In contrast, chapter 9 gives a message of hope for those who will hear it. ‘The people who walked in darkness have seen a great light’ (9:1). Isaiah’s words provide comfort and encouragement, but not only for the people of his time. This passage forms the introduction to the well-known words that foretell the birth of the Messiah (9:6-7). It was this same passage (Isaiah 9:1-2/Matthew 4:14-16) that the gospel-writer Matthew quoted as fulfilled prophecy when Jesus began his ministry in Galilee. Galilee was not well thought-of (John 1:46); it was Bethlehem in Judea, after all, that had been foretold as the place from where the Messiah would come (Micah 5:2), so the appearance of the Messiah in Galilee was a surprise to many (John 7:40-42). However, writing for Jews, Matthew wanted to demonstrate that even the apparently incidental details of Jesus’ life had been planned and foretold by God.
When Jesus commissioned his first disciples, their prompt response might look like gullibility. Matthew’s account simply states that he called them to follow him and they ‘at once’ (4:20) and ‘immediately’ (4:22) left their nets and fishing boats and went with him. This was not their first encounter with Jesus, though. Some of them had spent time with Jesus in the house where he was staying (John 1:35-42), and Simon Peter had possibly already heard Jesus’ teaching and witnessed a miracle (Luke 5:1-10).

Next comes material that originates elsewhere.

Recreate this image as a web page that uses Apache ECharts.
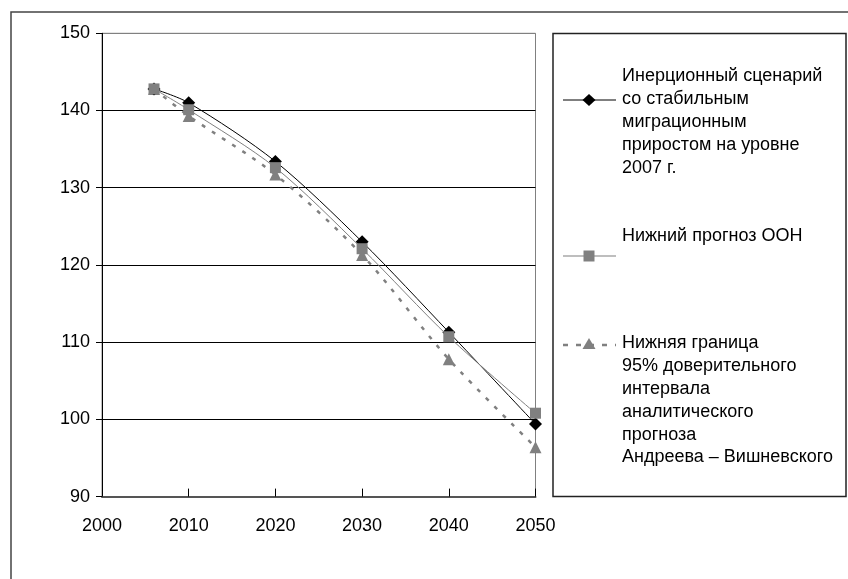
<!DOCTYPE html>
<html>
<head>
<meta charset="utf-8">
<script src="https://cdn.jsdelivr.net/npm/echarts@6/dist/echarts.min.js"></script>
<style>
  html, body { margin: 0; padding: 0; background: #fff; }
  #chart { width: 848px; height: 579px; }
</style>
</head>
<body>
<div id="chart"></div>
<script>
// Population forecast, million people
const years = [2006, 2010, 2020, 2030, 2040, 2050];
const inertial = [142.8, 141.0, 133.4, 123.0, 111.3, 99.4];
const unLow = [142.8, 140.1, 132.6, 122.1, 110.7, 100.8];
const avLowBound = [142.8, 139.3, 131.7, 121.3, 107.8, 96.4];
const seriesNames = [
  'Инерционный сценарий\nсо стабильным\nмиграционным\nприростом на уровне\n2007 г.',
  'Нижний прогноз ООН',
  'Нижняя граница\n95% доверительного\nинтервала\nаналитического\nпрогноза\nАндреева – Вишневского'
];
const yTicks = { min: 90, max: 150, step: 10 };
const xTicks = { min: 2000, max: 2050, step: 10 };

const FONT = 'Liberation Sans';
const FS = 18;

function pairs(vals) { return years.map((y, i) => [y, vals[i]]); }

const chart = echarts.init(document.getElementById('chart'), null, { renderer: 'canvas' });

// legend drawn as graphic groups: sample line + marker + multi-line label
function legendItem(y, lineStyle, symbol, textTop, text) {
  return {
    type: 'group',
    children: [
      { type: 'line', shape: { x1: 563, y1: y, x2: 616, y2: y }, style: lineStyle },
      symbol,
      { type: 'text', x: 622, y: textTop, style: { text: text, font: FS + 'px "' + FONT + '"', fill: '#000', lineHeight: 22.8, verticalAlign: 'top' } }
    ]
  };
}

const option = {
  animation: false,
  backgroundColor: '#fff',
  grid: { left: 102, right: 312.5, top: 33.3, bottom: 82.4, show: true, borderColor: '#808080', borderWidth: 1, backgroundColor: 'transparent' },
  xAxis: {
    type: 'value', min: xTicks.min, max: xTicks.max, interval: xTicks.step,
    axisLine: { show: true, onZero: false, lineStyle: { color: '#555', width: 2 } },
    axisTick: { show: true, inside: true, length: 8, lineStyle: { color: '#000' } },
    axisLabel: { color: '#000', fontFamily: FONT, fontSize: FS, margin: 20, formatter: v => String(v) },
    splitLine: { show: false }
  },
  yAxis: {
    type: 'value', min: yTicks.min, max: yTicks.max, interval: yTicks.step,
    axisLine: { show: true, lineStyle: { color: '#000', width: 1 } },
    axisTick: { show: true, inside: false, length: 6, lineStyle: { color: '#000' } },
    axisLabel: { color: '#000', fontFamily: FONT, fontSize: FS, margin: 12 },
    splitLine: { show: true, lineStyle: { color: ['#555', '#000', '#000', '#000', '#000', '#000', '#808080'], width: 1 } }
  },
  series: [
    {
      name: seriesNames[0], type: 'line', data: pairs(inertial), smooth: 0.3,
      symbol: 'diamond', symbolSize: [13, 13],
      lineStyle: { color: '#000', width: 1 },
      itemStyle: { color: '#000' }, z: 3
    },
    {
      name: seriesNames[1], type: 'line', data: pairs(unLow), smooth: 0.3,
      symbol: 'rect', symbolSize: 11,
      lineStyle: { color: '#808080', width: 1 },
      itemStyle: { color: '#808080' }, z: 4
    },
    {
      name: seriesNames[2], type: 'line', data: pairs(avLowBound), smooth: 0.3,
      symbol: 'triangle', symbolSize: 12,
      lineStyle: { color: '#808080', width: 2.5, type: [4, 8] },
      itemStyle: { color: '#808080' }, z: 2
    }
  ],
  graphic: [
    // outer chart frame
    { type: 'rect', silent: true, z: -1, shape: { x: 11, y: 12, width: 900, height: 700 }, style: { fill: 'transparent', stroke: '#444', lineWidth: 1.5 } },
    // legend frame
    { type: 'rect', silent: true, shape: { x: 553, y: 33.5, width: 293, height: 463 }, style: { fill: '#fff', stroke: '#222', lineWidth: 1.5 } },
    legendItem(100, { stroke: '#000', lineWidth: 1 },
      { type: 'polygon', shape: { points: [[589, 94], [595.5, 100], [589, 106], [582.5, 100]] }, style: { fill: '#000' } },
      65, seriesNames[0]),
    legendItem(256, { stroke: '#a8a8a8', lineWidth: 1.5 },
      { type: 'rect', shape: { x: 583.5, y: 250.5, width: 11, height: 11 }, style: { fill: '#808080' } },
      225, seriesNames[1]),
    legendItem(345, { stroke: '#808080', lineWidth: 2.5, lineDash: [5, 8], lineDashOffset: 0 },
      { type: 'polygon', shape: { points: [[589, 338], [595.5, 349], [582.5, 349]] }, style: { fill: '#808080' } },
      332, seriesNames[2])
  ]
};

chart.setOption(option);
</script>
</body>
</html>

These first four disciples bore witness to the fact that Jesus was the Messiah, come in fulfilment of the scriptures. They recognised him as the Light of the World, the One whose coming had been long foretold. They may well have had Isaiah’s words in mind, though probably no one realised then that Jesus was far more than God’s anointed servant. Coming as the Light (see John 1:9) he was demonstrating that he was God himself – the one whom the Psalmist described as ‘my light and my salvation’ (Psalm 27:1).